T. Boone Pickens embodied entrepreneurship as a virtue

The dominant media culture shows far too little appreciation, if not unmerited hostility, for wealthy philanthropists, especially conservative ones such as T. Boone Pickens.

Pickens, who died today at 91, earned every penny of his vast wealth, and gave away or bequeathed far more of it than he kept. The Dallas Morning News did a fine job in its feature obituary for him, well worth a read. He made it big not through an inheritance, but by dint of hard work and gumption, beginning as a newspaper boy who added more and more routes to his workload in the midst of the Great Depression.

He founded his oil company with a mere $2,500 in borrowed money. In the course of his lifetime, he donated more than a billion dollars to philanthropic causes ranging from education (half a billion to Oklahoma State University alone) to health and medical research and services, at-risk youth, and Meals on Wheels. And, yes, he donated a ton to political causes, too, conservative ones, largely, although he often made common cause with liberal (but not radical) environmentalists and alternative-energy advocates.

Sometimes Pickens was wrong, as in his significant overselling of the potential for wind farms a decade ago, but he was always pushing, questioning conventional wisdom, and challenging calcified establishments.
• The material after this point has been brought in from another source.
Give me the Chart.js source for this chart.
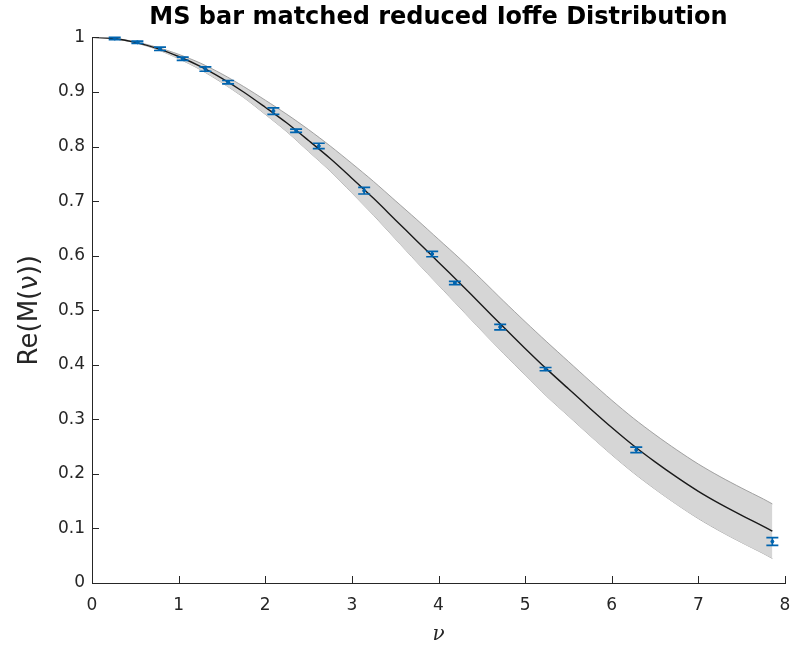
<!DOCTYPE html>
<html>
<head>
<meta charset="utf-8">
<script src="https://cdn.jsdelivr.net/npm/chart.js@4.4.0/dist/chart.umd.min.js"></script>
<style>
html,body{margin:0;padding:0;background:#fff;}
#wrap{width:798px;height:649px;}
</style>
</head>
<body>
<div id="wrap"><canvas id="c" width="798" height="649"></canvas></div>
<script>
// ---- data ----
const nuPoints = [0.262, 0.524, 0.785, 1.047, 1.309, 1.571, 2.094, 2.356, 2.618, 3.142, 3.927, 4.189, 4.712, 5.236, 6.283, 7.854];
const rePoints = [0.998, 0.991, 0.979, 0.961, 0.942, 0.918, 0.865, 0.829, 0.801, 0.719, 0.603, 0.550, 0.469, 0.392, 0.244, 0.076];
const reErrors = [0.002, 0.002, 0.003, 0.003, 0.004, 0.003, 0.006, 0.003, 0.005, 0.006, 0.005, 0.003, 0.005, 0.003, 0.005, 0.007];

const nuCurve = [0, 0.25, 0.5, 0.75, 1, 1.25, 1.5, 1.75, 2, 2.25, 2.5, 2.75, 3, 3.25, 3.5, 3.75, 4, 4.25, 4.5, 4.75, 5, 5.25, 5.5, 5.75, 6, 6.25, 6.5, 6.75, 7, 7.25, 7.5, 7.75, 7.854];
const reCurve = [1.000, 0.998, 0.991, 0.980, 0.965, 0.947, 0.925, 0.900, 0.872, 0.843, 0.811, 0.778, 0.742, 0.705, 0.666, 0.627, 0.588, 0.549, 0.509, 0.469, 0.430, 0.392, 0.356, 0.320, 0.285, 0.252, 0.222, 0.194, 0.168, 0.145, 0.124, 0.104, 0.095];
const reUpper = [1.000, 0.9985, 0.992, 0.982, 0.969, 0.953, 0.933, 0.910, 0.885, 0.859, 0.831, 0.801, 0.769, 0.736, 0.701, 0.666, 0.630, 0.594, 0.556, 0.517, 0.479, 0.442, 0.406, 0.370, 0.335, 0.302, 0.272, 0.244, 0.218, 0.195, 0.174, 0.154, 0.145];
const reLower = [1.000, 0.9975, 0.990, 0.978, 0.961, 0.941, 0.917, 0.890, 0.859, 0.827, 0.791, 0.755, 0.715, 0.674, 0.631, 0.588, 0.546, 0.504, 0.462, 0.421, 0.381, 0.342, 0.306, 0.270, 0.235, 0.202, 0.172, 0.144, 0.118, 0.095, 0.074, 0.054, 0.045];

const xTickLabels = ['0','1','2','3','4','5','6','7','8'];
const yTickLabels = ['0','0.1','0.2','0.3','0.4','0.5','0.6','0.7','0.8','0.9','1'];

const titleText = 'MS bar matched reduced Ioffe Distribution';
const xTitle = 'ν';
const yTitle = 'Re(M(ν))';

const toXY = (xs, ys) => xs.map((x, i) => ({x: x, y: ys[i]}));

const TXT = '#262626';
const BLUE = 'rgb(0,100,175)';

// error bars + inward ticks plugin
const extras = {
  id: 'extras',
  afterDatasetsDraw(chart) {
    const ctx = chart.ctx;
    const xs = chart.scales.x, ys = chart.scales.y;
    ctx.save();
    ctx.strokeStyle = BLUE;
    ctx.lineWidth = 1.7;
    nuPoints.forEach((nu, i) => {
      const px = xs.getPixelForValue(nu);
      const y1 = ys.getPixelForValue(rePoints[i] - reErrors[i]);
      const y2 = ys.getPixelForValue(rePoints[i] + reErrors[i]);
      const cw = 6;
      ctx.beginPath();
      ctx.moveTo(px, y1); ctx.lineTo(px, y2);
      ctx.moveTo(px - cw, y1); ctx.lineTo(px + cw, y1);
      ctx.moveTo(px - cw, y2); ctx.lineTo(px + cw, y2);
      ctx.stroke();
    });
    ctx.restore();
  },
  afterDraw(chart) {
    const ctx = chart.ctx;
    const xs = chart.scales.x, ys = chart.scales.y;
    const a = chart.chartArea;
    ctx.save();
    ctx.strokeStyle = TXT;
    ctx.lineWidth = 1;
    ctx.beginPath();
    xs.ticks.forEach(t => {
      const px = Math.round(xs.getPixelForValue(t.value)) + 0.5;
      ctx.moveTo(px, a.bottom); ctx.lineTo(px, a.bottom - 7);
    });
    ys.ticks.forEach(t => {
      const py = Math.round(ys.getPixelForValue(t.value)) + 0.5;
      ctx.moveTo(a.left, py); ctx.lineTo(a.left + 7, py);
    });
    ctx.stroke();
    ctx.restore();
  }
};

new Chart(document.getElementById('c'), {
  type: 'line',
  data: {
    datasets: [
      {
        label: 'lower',
        data: toXY(nuCurve, reLower),
        borderColor: '#8f8f8f',
        borderWidth: 0.8,
        pointRadius: 0,
        fill: false,
        tension: 0.3,
        order: 3
      },
      {
        label: 'upper',
        data: toXY(nuCurve, reUpper),
        borderColor: '#8f8f8f',
        borderWidth: 0.8,
        pointRadius: 0,
        backgroundColor: 'rgb(214,214,214)',
        fill: '-1',
        tension: 0.3,
        order: 2
      },
      {
        label: 'fit',
        data: toXY(nuCurve, reCurve),
        borderColor: '#1a1a1a',
        borderWidth: 1.4,
        pointRadius: 0,
        fill: false,
        tension: 0.3,
        order: 1
      },
      {
        label: 'data',
        data: toXY(nuPoints, rePoints),
        showLine: false,
        pointRadius: 1.5,
        pointBackgroundColor: BLUE,
        pointBorderColor: BLUE,
        borderColor: BLUE,
        order: 0
      }
    ]
  },
  options: {
    responsive: false,
    animation: false,
    layout: { padding: { left: 0, right: 13, top: 0, bottom: 0 } },
    plugins: {
      legend: { display: false },
      tooltip: { enabled: false },
      title: {
        display: true,
        fullSize: false,
        text: titleText,
        color: '#000',
        font: { family: 'DejaVu Sans', size: 24, weight: 'bold', lineHeight: 1.1 },
        padding: { top: 5, bottom: 6 }
      }
    },
    scales: {
      x: {
        type: 'linear',
        min: 0, max: 8,
        border: { display: true, color: TXT, width: 1 },
        grid: { drawOnChartArea: false, drawTicks: false },
        ticks: {
          stepSize: 1,
          color: TXT,
          padding: 12,
          maxRotation: 0,
          font: { family: 'DejaVu Sans', size: 17 },
          callback: (v) => xTickLabels[Math.round(v)]
        },
        title: {
          display: true,
          text: xTitle,
          color: TXT,
          font: { family: 'DejaVu Serif', size: 20, style: 'italic' },
          padding: { top: 2, bottom: 2 }
        },
        afterFit: (s) => { s.height = 66; s.paddingLeft = 0; s.paddingRight = 0; }
      },
      y: {
        type: 'linear',
        min: 0, max: 1,
        border: { display: true, color: TXT, width: 1 },
        grid: { drawOnChartArea: false, drawTicks: false },
        ticks: {
          stepSize: 0.1,
          color: TXT,
          padding: 7,
          font: { family: 'DejaVu Sans', size: 17 },
          callback: (v) => yTickLabels[Math.round(v * 10)]
        },
        title: {
          display: true,
          text: yTitle,
          color: TXT,
          font: { family: 'DejaVu Sans', size: 26 },
          padding: { top: 15, bottom: 0 }
        },
        afterFit: (s) => { s.width = 92; }
      }
    }
  },
  plugins: [extras]
});
</script>
</body>
</html>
A career-long crusader for the rights of shareholders against entrenched corporate boards, he never lost a populist air that often made him anathema to groups like the Business Roundtable.

Even in death, Pickens was generous, reportedly leaving more than 90% of his remaining net worth of $500 million to charity.

In sum, Pickens was the kind of man Americans should celebrate, a man who abundantly gave the lie to the idea that the amassing of wealth is inherently evil. An entrepreneurial spirit married to goodwill is one of the greatest forces for human advancement imaginable. T. Boone Pickens was a particularly splendid exemplar of that truth.